The plaintiff at the trial, after stating that there had been a dispute of about two years standing between him and the defendant over the bill for some goods purchased by him from the latter, testified as follows: "I came to Baltimore and brought his oil can back that he loaned me to take the oil in. I brought that can back and asked him how much money did I owe him. He said you know. I said I don't owe you for the oil. He said yes you do. I said I do not. He said you know devilish well you do. He said you are a thief. I said no sir I am no thief. He said you are a beat. I said no sir I am no beat. He said you are a liar and not only that you are a dead beat; he repeated those words several times and I contradicted him several times that I was no beat and no thief." A Mr. Hopwood at that juncture came into the store and according to the plaintiff's account the defendant having gone *Page 306 back of the counter commenced to tell Hopwood that the plaintiff had come in there to beat him out of some money whereupon the plaintiff stepped up to him and said "No I am not trying to beat him out of any money, I am trying to explain that I had already paid him for the oil. He said you are a liar, you are a thief and he repeated it right over again before Mr. Hopwood and then I walked out." The plaintiff further testified that when the defendant applied to him the language complained of there were in the store besides Mr. Hopwood a young clerk about fifteen or sixteen years old and also a gentlemen about fifty-five or sixty-five years old neither of whom were personally known to the plaintiff.

Upon cross-examination the plaintiff said that the defendant was angry and acted very ugly when applying the objectionable epithets to him; and he answered "yes" to the question whether the language used by the defendant did not relate to the transaction of the non payment of the bill.

The plaintiff on re-direct examination testified that on the second day before the one on which the case was tried he was standing in the Court house by the side of his counsel who was engaged in conversation with Mr. R.T. Gill of the defendant's counsel when the defendant came up and said "I am your man, you have no case, I called him a liar and a thief and I can prove it." Mr. Gill was put upon the stand by the plaintiff and fully corroborated his account of what the defendant had said at the interview in the Court house.

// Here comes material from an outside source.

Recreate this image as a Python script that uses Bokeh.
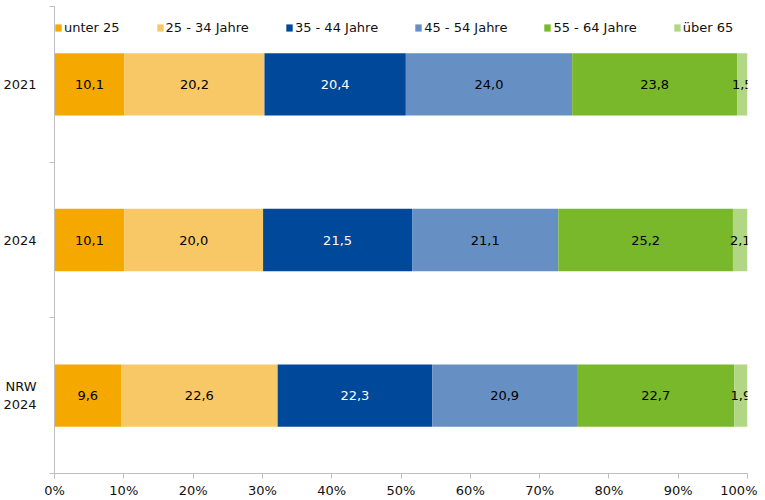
from bokeh.plotting import figure
from bokeh.models import ColumnDataSource, FixedTicker, Legend
from bokeh.core.properties import value
from bokeh.embed import file_html
from bokeh.resources import INLINE

categories = ["2021", "2024", "NRW\n2024"]
series_names = ["unter 25", "25 - 34 Jahre", "35 - 44 Jahre", "45 - 54 Jahre", "55 - 64 Jahre", "über 65"]
unter25 = [10.1, 10.1, 9.6]
j25_34 = [20.2, 20.0, 22.6]
j35_44 = [20.4, 21.5, 22.3]
j45_54 = [24.0, 21.1, 20.9]
j55_64 = [23.8, 25.2, 22.7]
ueber65 = [1.5, 2.1, 1.9]
x_ticks = [0, 10, 20, 30, 40, 50, 60, 70, 80, 90, 100]

colors = ["#F5A800", "#F8C766", "#00489A", "#6690C3", "#78B82A", "#B1D784"]
label_colors = ["#000000", "#000000", "#FFFFFF", "#000000", "#000000", "#000000"]
FONT = "DejaVu Sans"

series = [unter25, j25_34, j35_44, j45_54, j55_64, ueber65]
n = len(categories)
ypos = [n - 1 - i for i in range(n)]

W, H = 757, 500
BL, BR, BT, BB = 53, 10, 6, 26
FH = H - BT - BB
p = figure(width=W, height=H, output_backend="svg", toolbar_location=None,
           x_range=(0, 100), y_range=(-0.5, n - 0.5),
           min_border_left=BL, min_border_right=BR, min_border_top=BT, min_border_bottom=BB)
p.outline_line_color = None
p.grid.grid_line_color = None
p.background_fill_color = "white"

left = [0.0] * n
items = []
for name, vals, col, lcol in zip(series_names, series, colors, label_colors):
    right = [l + v for l, v in zip(left, vals)]
    src = ColumnDataSource(dict(
        y=ypos, left=left, right=right,
        mid=[(l + r) / 2 for l, r in zip(left, right)],
        lab=[f"{v:.1f}".replace(".", ",") for v in vals]))
    r = p.hbar(y="y", left="left", right="right", height=0.4, source=src,
               fill_color=col, line_color=None)
    p.text(x="mid", y="y", text="lab", source=src, text_align="center",
           text_baseline="middle", text_font=value(FONT), text_font_size="13px",
           text_color=lcol)
    items.append((name, [r]))
    left = right

legend = Legend(items=items, orientation="horizontal", location=(0, FH - 30),
                background_fill_alpha=0, border_line_color=None, padding=0, margin=0,
                spacing=36, glyph_width=8, glyph_height=9, label_standoff=2,
                label_text_font=FONT, label_text_font_size="13px", label_text_color="#111111")
p.add_layout(legend, "center")

# x axis
p.xaxis.ticker = FixedTicker(ticks=x_ticks)
p.xaxis.major_label_overrides = {t: f"{t}%" for t in x_ticks}
p.xaxis.axis_line_color = "#BFBFBF"
p.xaxis.major_tick_line_color = "#BFBFBF"
p.xaxis.major_tick_out = 5
p.xaxis.major_tick_in = 0
p.xaxis.minor_tick_line_color = None
p.xaxis.major_label_text_font = FONT
p.xaxis.major_label_text_font_size = "13px"
p.xaxis.major_label_text_color = "#111111"
p.xaxis.major_label_standoff = 4

# y axis
bounds = [i - 0.5 for i in range(n + 1)]
p.yaxis.ticker = FixedTicker(ticks=ypos, minor_ticks=bounds)
p.yaxis.major_label_overrides = {y: c for y, c in zip(ypos, categories)}
p.yaxis.axis_line_color = "#BFBFBF"
p.yaxis.major_tick_line_color = None
p.yaxis.minor_tick_line_color = "#BFBFBF"
p.yaxis.minor_tick_out = 5
p.yaxis.minor_tick_in = 0
p.yaxis.major_label_text_font = FONT
p.yaxis.major_label_text_font_size = "13px"
p.yaxis.major_label_text_color = "#111111"
p.yaxis.major_label_standoff = 12

open("out.html", "w").write(file_html(p, INLINE))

With this evidence in the case we think the Court below erred in taking the case from the jury. There was clear proof of the application by the defendant to the plaintiff of an epithet actionable per se at the interview in the store in the presence of three other persons and of the repetition of the same expressions in the Court house, accompanied by the assertion that he could prove their truth, in the presence of the counsel for both parties. There was evidence from which a jury might have concluded that the slanderous words used in the interview at the store were uttered in heat and not wantonly or through spite or hatred or even under such circumstances as *Page 307 to indicate, to persons fully informed of the occasion of their utterance an intention to impute to the plaintiff the commission of theft. But no such mitigating conditions attach to the voluntary and unprovoked repetition, at the interview at the Court house, of the same charges accompanied by an assertion of an ability to prove them. Nor does it appear that the clerk or the gentleman who stood by the stove at the interview in the defendant's store had such knowledge of the circumstances under which the slanderous words were uttered as to know that the defendant did not intend to impute to the plaintiff the commission of a crime. The mere fact that those two persons were present in the store of the defendant when he uttered the slanderous words, without proof that their position were such that they must have heard the entire conversation between the plaintiff and defendant, and that they were familiar with the nature of the dispute between them, did not justify the Court in instructing the jury that the defendant's language could not have been understood by the bystanders as imputing a crime to the plaintiff.

The jury were also entitled to consider the repetition of the slanderous words by the defendant at the interview in the Court house, mentioned in the testimony, in determining the presence or absence of malice of the defendant in speaking the words laid in the declaration. This would have been true even if the words laid in the declaration had been uttered under circumstances of privilege. In Garret v. Dickerson, 19 Md. 450, this Court said, upon the authority of many cases there cited, "Although the occassion may be such as to justify the legal inference of privilege, yet the jury may look to the words themselves, in connection with other facts and circumstances than those from which the privilege is deduced, in passing upon the question of express malice, and evidence of any other words or acts having reference to the subject-matter of the actionable words may be submitted to the jury for the same purpose, whether such words or acts were spoken or done before or after suit brought." The same principle was asserted in Duval v. Griffith, 2 H. G. 31, and Boteler v. Bell, 1 Md. 178. *Page 308

In Gambrill v. Schooley, 95 Md. 290, we said, "The mere utterance of defamatory words not privileged may afford no substantial evidence of malice in fact. They have been spoken in thoughtless though indiscreet jest, in unguarded repetition of idle rumor, or in momentary heat, free from real malice; but if it be shown that similar words referring to the same subject have been uttered with more or less frequency, either before or after those charged, a presumption is created, varying in strength with the frequency and character of such utterances that the words charged were not merely malicious in law but in fact." The rule there announced is in our opinion applicable with especial force to the present case.

The judgment appealed from must be reversed and the case remanded for a new trial.

Judgment reversed with costs and new trial awarded.